Like Winter Soldier, the action set pieces in Civil War are once again top-notch. The Jason Bournesque hand-to-hand combat makes a return, but it is augmented by more operatic showdowns, particularly an all-out hero on hero royal rumble in the middle act of the film which has got to be one of the greatest action sequences ever done in this genre. The action carries the characteristic Marvel banter, which however without Joss Whedon, does seem a bit flat at times. If there is one major negative in the film, it has to be Henry Jackman’s score. Marvel movies never had a great track record with their OSTs, but Civil War seems to hit an all-time low for a project of this scale.

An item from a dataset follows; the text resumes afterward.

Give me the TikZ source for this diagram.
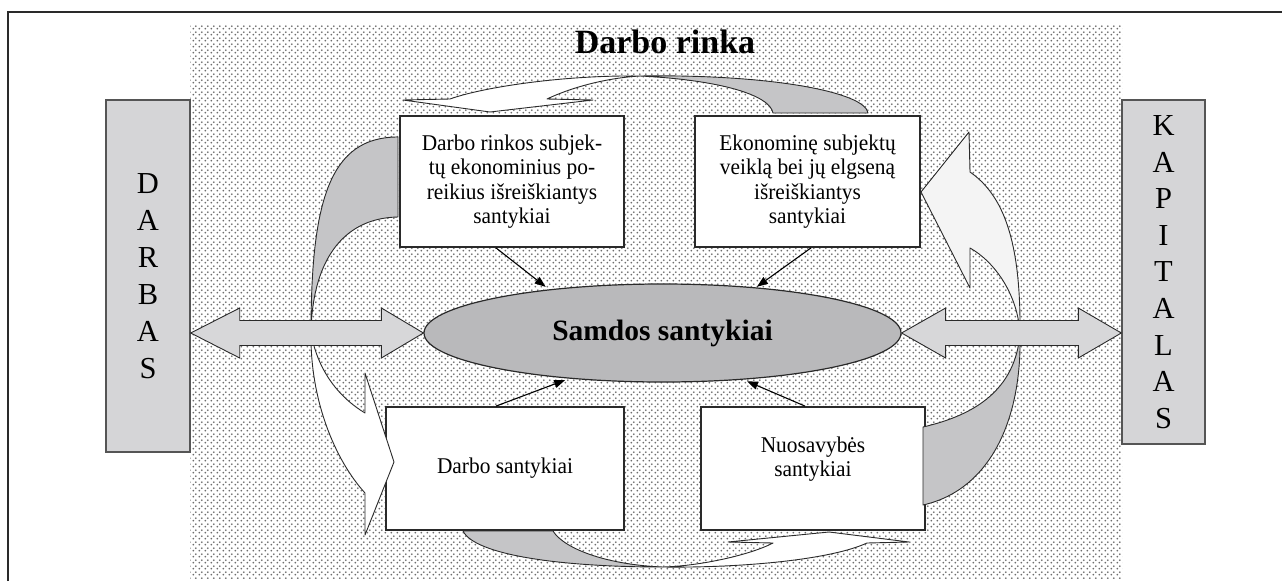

Finally, that inevitable question that is plaguing everyone’s minds: Is it better than Batman v Superman? According to this author at least, there is no real contest to speak of. BvS had great ideas, but none of it really translated well on screen due to its garbled screenplay, and obsessive need for tonal compliance than a required focus on character dynamics. There was also no real weight to the central conflict between a Superman who had just been introduced a movie before, and a Batman who was borderline pyschotic in his actions. Civil War on the other hand plays to its strength, deconstruction of human relationships, and it does it in a bull pen that is neither tonally flat, nor completely facetious. Above all, the conflict between Steve and Tony feels earnt, and as the credits roll, you realise that these heroes might live in a fantastical world, but they are probably as flawed and as human as anyone of us.
Captain America: Civil War takes its proud place in the pantheon of great comic book movies, and the Russo brothers deserve a well-deserved vacation before they begin the ambitious Infinity War that’ll bring forth Thanos and the infinity gauntlet. If Civil War is any indication, boy are we in for one hell of a ride.